In a recent court case, the Queensland Land and Resources Tribunal has announced a decision in favour of Xstrata expanding its Newlands coal mine. The Tribunal concluded that the Queensland Conservation Council had not shown there was a causal link between the mine’s emissions and the harm caused by global warming and climate change. For some commentary on this decision, see an ABC report or Andrew Bartlett’s piece.
This reminded me of some of my favorite quotes of the German sociologist Ulrich Beck. He states that we are entering a world risk society where “dangers are being produced by industry, externalised by economics, individualised by the legal system, legitimised by natural sciences, and made to appear harmless by politics.” Further, the “transition from the industrial to the risk epoch of modernity occurs unintentionally, unseen, compulsively in the course of a dynamic of modernisation which has made itself autonomous on the pattern of unintended consequences.”
He goes on … “The difference between industrial and risk society is first of all a difference of knowledge – of self-reflection on the dangers of developed industrial modernity. The risk epoch imposes on each of us the burden of making critical decisions which may effect our very survival without any proper foundation in knowledge.”

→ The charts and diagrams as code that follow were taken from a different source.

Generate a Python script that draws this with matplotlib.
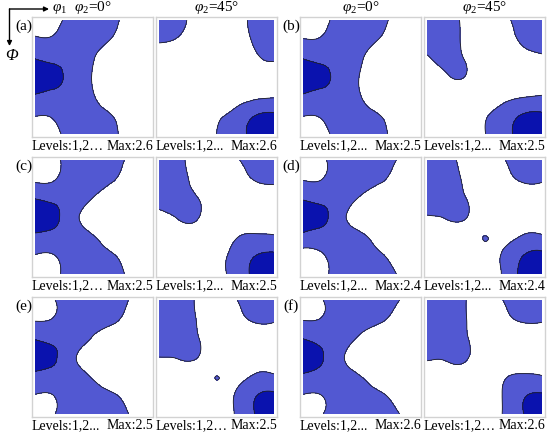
import matplotlib
matplotlib.use("Agg")
import matplotlib.pyplot as plt
from matplotlib.patches import FancyArrowPatch
from matplotlib.tri import Triangulation, UniformTriRefiner
import numpy as np

plt.rcParams['font.family'] = ['Liberation Serif', 'DejaVu Serif']
plt.rcParams['mathtext.fontset'] = 'custom'
plt.rcParams['mathtext.rm'] = 'Liberation Serif'
plt.rcParams['mathtext.it'] = 'Liberation Serif:italic'

# ODF section values on a 15 deg grid: rows = Phi 0..90, cols = phi1 0..90
angles = [0, 15, 30, 45, 60, 75, 90]

a_0 = [[0.50, 0.80, 1.25, 1.40, 1.15, 0.80, 0.60],
       [1.10, 1.10, 1.45, 1.30, 0.98, 0.60, 0.45],
       [1.95, 1.75, 1.60, 1.07, 0.60, 0.40, 0.35],
       [2.60, 2.25, 1.65, 0.97, 0.50, 0.35, 0.30],
       [1.90, 1.70, 1.60, 1.07, 0.60, 0.40, 0.35],
       [1.05, 1.10, 1.45, 1.30, 1.00, 0.60, 0.45],
       [0.50, 0.85, 1.25, 1.40, 1.12, 0.80, 0.60]]
a_45 = [[1.40, 1.20, 0.75, 0.60, 0.75, 1.15, 1.35],
        [1.10, 0.95, 0.60, 0.45, 0.60, 1.10, 1.30],
        [0.60, 0.50, 0.40, 0.35, 0.45, 0.90, 1.05],
        [0.40, 0.35, 0.30, 0.35, 0.45, 0.70, 0.75],
        [0.30, 0.30, 0.35, 0.50, 0.65, 0.80, 0.90],
        [0.30, 0.30, 0.45, 0.85, 1.25, 1.95, 2.15],
        [0.30, 0.30, 0.50, 1.00, 1.60, 2.25, 2.60]]

b_0 = [[0.50, 0.82, 1.25, 1.40, 1.18, 0.80, 0.60],
       [1.02, 1.08, 1.45, 1.30, 0.98, 0.60, 0.45],
       [1.95, 1.75, 1.60, 1.10, 0.60, 0.40, 0.35],
       [2.50, 2.20, 1.65, 0.95, 0.50, 0.35, 0.30],
       [1.90, 1.70, 1.60, 1.02, 0.55, 0.40, 0.35],
       [1.05, 1.10, 1.45, 1.30, 1.00, 0.60, 0.45],
       [0.50, 0.82, 1.25, 1.40, 1.15, 0.80, 0.60]]
b_45 = [[1.50, 1.40, 0.80, 0.55, 0.85, 1.20, 1.40],
        [1.30, 1.30, 0.85, 0.50, 0.60, 1.15, 1.30],
        [0.95, 1.15, 0.95, 0.40, 0.45, 0.75, 0.92],
        [0.70, 0.93, 0.98, 0.40, 0.40, 0.65, 0.75],
        [0.45, 0.50, 0.50, 0.55, 0.75, 0.92, 1.03],
        [0.35, 0.35, 0.45, 0.90, 1.40, 2.05, 2.15],
        [0.30, 0.30, 0.50, 0.97, 1.60, 2.35, 2.50]]

c_0 = [[0.55, 0.85, 1.30, 1.45, 1.30, 0.85, 0.60],
       [0.85, 0.95, 1.45, 1.35, 1.10, 0.60, 0.45],
       [1.95, 1.75, 1.50, 1.00, 0.55, 0.40, 0.35],
       [2.50, 2.20, 1.30, 0.55, 0.40, 0.35, 0.30],
       [1.85, 1.70, 1.45, 1.05, 0.55, 0.40, 0.35],
       [0.99, 1.00, 1.40, 1.35, 1.07, 0.65, 0.45],
       [0.55, 0.85, 1.30, 1.45, 1.30, 0.85, 0.60]]
c_45 = [[1.45, 1.15, 0.70, 0.50, 0.90, 1.25, 1.45],
        [1.40, 1.30, 0.70, 0.45, 0.60, 1.05, 1.15],
        [1.30, 1.25, 1.02, 0.50, 0.40, 0.50, 0.68],
        [0.78, 1.05, 1.05, 0.45, 0.40, 0.55, 0.70],
        [0.50, 0.60, 0.65, 0.45, 0.90, 1.10, 1.05],
        [0.35, 0.40, 0.45, 0.70, 1.30, 1.95, 2.15],
        [0.30, 0.35, 0.45, 0.75, 1.35, 2.20, 2.50]]

d_0 = [[0.55, 0.90, 1.30, 1.45, 1.35, 0.95, 0.65],
       [0.95, 1.00, 1.40, 1.35, 1.15, 0.65, 0.45],
       [1.90, 1.70, 1.50, 0.90, 0.50, 0.40, 0.35],
       [2.40, 2.20, 1.30, 0.42, 0.40, 0.35, 0.30],
       [1.80, 1.60, 1.50, 1.20, 0.60, 0.45, 0.35],
       [0.65, 0.95, 1.40, 1.45, 1.10, 0.70, 0.50],
       [0.50, 0.85, 1.30, 1.45, 1.35, 0.95, 0.65]]
d_45 = [[1.50, 1.25, 0.75, 0.55, 0.95, 1.30, 1.45],
        [1.45, 1.35, 0.85, 0.45, 0.70, 1.10, 1.08],
        [1.35, 1.30, 1.02, 0.45, 0.40, 0.55, 0.68],
        [0.95, 1.05, 1.05, 0.50, 0.45, 0.55, 0.65],
        [0.55, 0.60, 0.60, 1.002, 0.75, 1.05, 1.08],
        [0.40, 0.45, 0.55, 0.75, 1.10, 1.95, 2.20],
        [0.35, 0.40, 0.50, 0.80, 1.10, 2.30, 2.40]]

e_0 = [[0.55, 0.98, 1.30, 1.45, 1.35, 0.95, 0.65],
       [0.92, 1.05, 1.40, 1.35, 1.20, 0.70, 0.50],
       [1.90, 1.70, 1.50, 0.95, 0.55, 0.40, 0.35],
       [2.50, 2.12, 1.15, 0.55, 0.45, 0.35, 0.30],
       [1.75, 1.60, 1.40, 0.90, 0.50, 0.40, 0.35],
       [0.98, 1.02, 1.40, 1.35, 1.10, 0.70, 0.50],
       [0.55, 0.98, 1.30, 1.45, 1.35, 0.95, 0.65]]
e_45 = [[1.50, 1.35, 0.90, 0.55, 0.95, 1.30, 1.45],
        [1.45, 1.40, 0.95, 0.45, 0.70, 1.10, 1.08],
        [1.40, 1.35, 1.05, 0.45, 0.40, 0.55, 0.68],
        [1.00, 1.05, 1.02, 0.50, 0.45, 0.55, 0.65],
        [0.55, 0.60, 0.60, 1.0006, 0.75, 1.10, 1.10],
        [0.40, 0.45, 0.55, 0.70, 1.05, 1.90, 2.15],
        [0.35, 0.40, 0.50, 0.75, 1.05, 2.00, 2.50]]

f_0 = [[0.55, 0.98, 1.30, 1.45, 1.40, 1.02, 0.65],
       [0.95, 1.05, 1.40, 1.35, 1.15, 0.70, 0.50],
       [1.95, 1.70, 1.45, 0.85, 0.50, 0.40, 0.35],
       [2.60, 2.05, 1.15, 0.47, 0.40, 0.35, 0.30],
       [1.85, 1.65, 1.40, 1.00, 0.55, 0.40, 0.35],
       [0.98, 1.02, 1.40, 1.35, 1.12, 0.70, 0.50],
       [0.55, 0.98, 1.30, 1.45, 1.40, 1.02, 0.65]]
f_45 = [[1.50, 1.45, 1.03, 0.60, 1.02, 1.35, 1.45],
        [1.50, 1.45, 1.05, 0.45, 0.75, 1.10, 1.08],
        [1.45, 1.40, 1.10, 0.45, 0.40, 0.55, 0.68],
        [1.10, 1.10, 1.10, 0.45, 0.40, 0.55, 0.70],
        [0.60, 0.65, 0.65, 0.55, 0.90, 1.10, 1.02],
        [0.40, 0.45, 0.55, 0.75, 1.05, 1.85, 2.10],
        [0.35, 0.40, 0.50, 0.75, 1.05, 1.95, 2.60]]

panel_tags = ['(a)', '(b)', '(c)', '(d)', '(e)', '(f)']
sections_0 = [a_0, b_0, c_0, d_0, e_0, f_0]
sections_45 = [a_45, b_45, c_45, d_45, e_45, f_45]
max_values = [2.6, 2.5, 2.5, 2.4, 2.5, 2.6]
# left / right caption of the "Levels" text (original mixes … and ...)
levels_text = [('Levels:1,2…', 'Levels:1,2...'), ('Levels:1,2...', 'Levels:1,2...'),
               ('Levels:1,2…', 'Levels:1,2...'), ('Levels:1,2...', 'Levels:1,2...'),
               ('Levels:1,2...', 'Levels:1,2…'), ('Levels:1,2...', 'Levels:1,2…')]
headers = [r'$\varphi_2$=0°', r'$\varphi_2$=45°']

light_blue = '#5258D2'
dark_blue = '#0A12AE'

W, H = 550, 439
fig = plt.figure(figsize=(W / 100, H / 100), dpi=100)

col_left = [32, 156, 300, 424]
row_top = [18, 158, 298]
box_w, box_h = 121, 120

g = np.array(angles, dtype=float)
gx, gy = np.meshgrid(g, g)
tri = Triangulation(gx.ravel(), gy.ravel())
refiner = UniformTriRefiner(tri)


def fx(px):
    return px / W


def fy(py):
    return 1 - py / H


def draw_section(ax, values):
    z = np.array(values, dtype=float).ravel()
    tri_f, z_f = refiner.refine_field(z, subdiv=4)
    ax.tricontourf(tri_f, z_f, levels=[1, 2, 10], colors=[light_blue, dark_blue])
    ax.tricontour(tri_f, z_f, levels=[1, 2], colors='#222222', linewidths=0.6)
    ax.set_xlim(-2.5, 92.5)
    ax.set_ylim(92.5, -2.5)
    ax.set_xticks([])
    ax.set_yticks([])
    for s in ax.spines.values():
        s.set_color('#d2d2d2')
        s.set_linewidth(1.0)


for i, tag in enumerate(panel_tags):
    r, c = i // 2, i % 2
    top = row_top[r]
    for k, values in enumerate([sections_0[i], sections_45[i]]):
        left = col_left[2 * c + k]
        ax = fig.add_axes([fx(left), fy(top + box_h), box_w / W, box_h / H])
        draw_section(ax, values)
        fig.text(fx(left), fy(top + box_h + 8), levels_text[i][k],
                 ha='left', va='center', fontsize=10)
        fig.text(fx(left + box_w), fy(top + box_h + 8), 'Max:%.1f' % max_values[i],
                 ha='right', va='center', fontsize=10)
        if r == 0:
            fig.text(fx(left + box_w / 2), fy(8), headers[k],
                     ha='center', va='center', fontsize=11)
    tag_x = 24 if c == 0 else 291
    fig.text(fx(tag_x), fy(top + 8), tag, ha='center', va='center', fontsize=11)

# axis direction arrows in the top-left corner
arrow = dict(arrowstyle='-|>', color='black', lw=1.0, mutation_scale=7,
             shrinkA=0, shrinkB=0)
fig.add_artist(FancyArrowPatch((fx(9.5), fy(10)), (fx(49), fy(10)),
                               transform=fig.transFigure, **arrow))
fig.add_artist(FancyArrowPatch((fx(9.5), fy(10)), (fx(9.5), fy(47)),
                               transform=fig.transFigure, **arrow))
fig.text(fx(52), fy(9), r'$\varphi_1$', ha='left', va='center', fontsize=11)
fig.text(fx(11), fy(56), 'Φ', ha='center', va='center', fontsize=12, style='italic')

fig.savefig('out.png', dpi=100, facecolor='white')
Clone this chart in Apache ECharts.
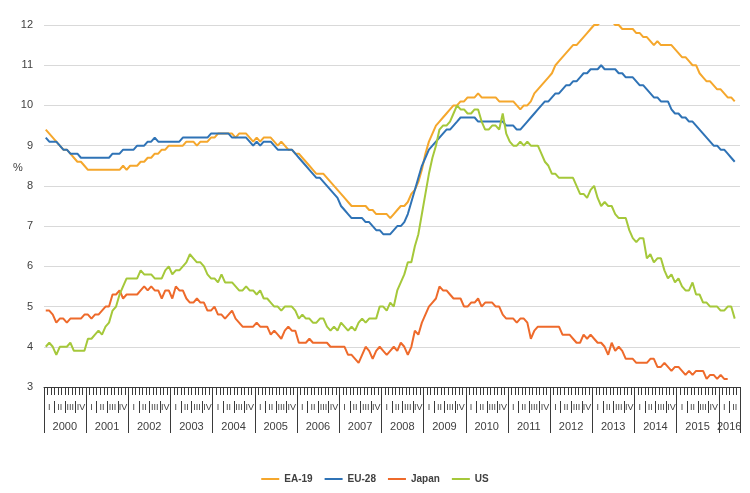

I have found these quotes to be really profound and I re-read them every few months and see different nuances in them each time. We need to make our own decisions without good evidence as the complexity and ambiguity in society has clouded the links between cause and effect. Will the expansion of this mine contribute to global warming? Maybe not much but at what stage do you say enough?
So how self-reflective are institutions being in relation to the dangers of global warming? Not very considering by the sound of it. If “the hazards to which we are exposed date from a different century than the promises of security which attempt to subdue them,” new forms of decision-making are required. This could either be at the community level, national or international. But for world risks like global warming, the intervention needs to be relative to the system so it needs to be big! Including developing countries, local communities, the US, etc. All of us need to be involved if we are to turn the Good Ship Earth around – or at least halt its progress down the current slippery slope.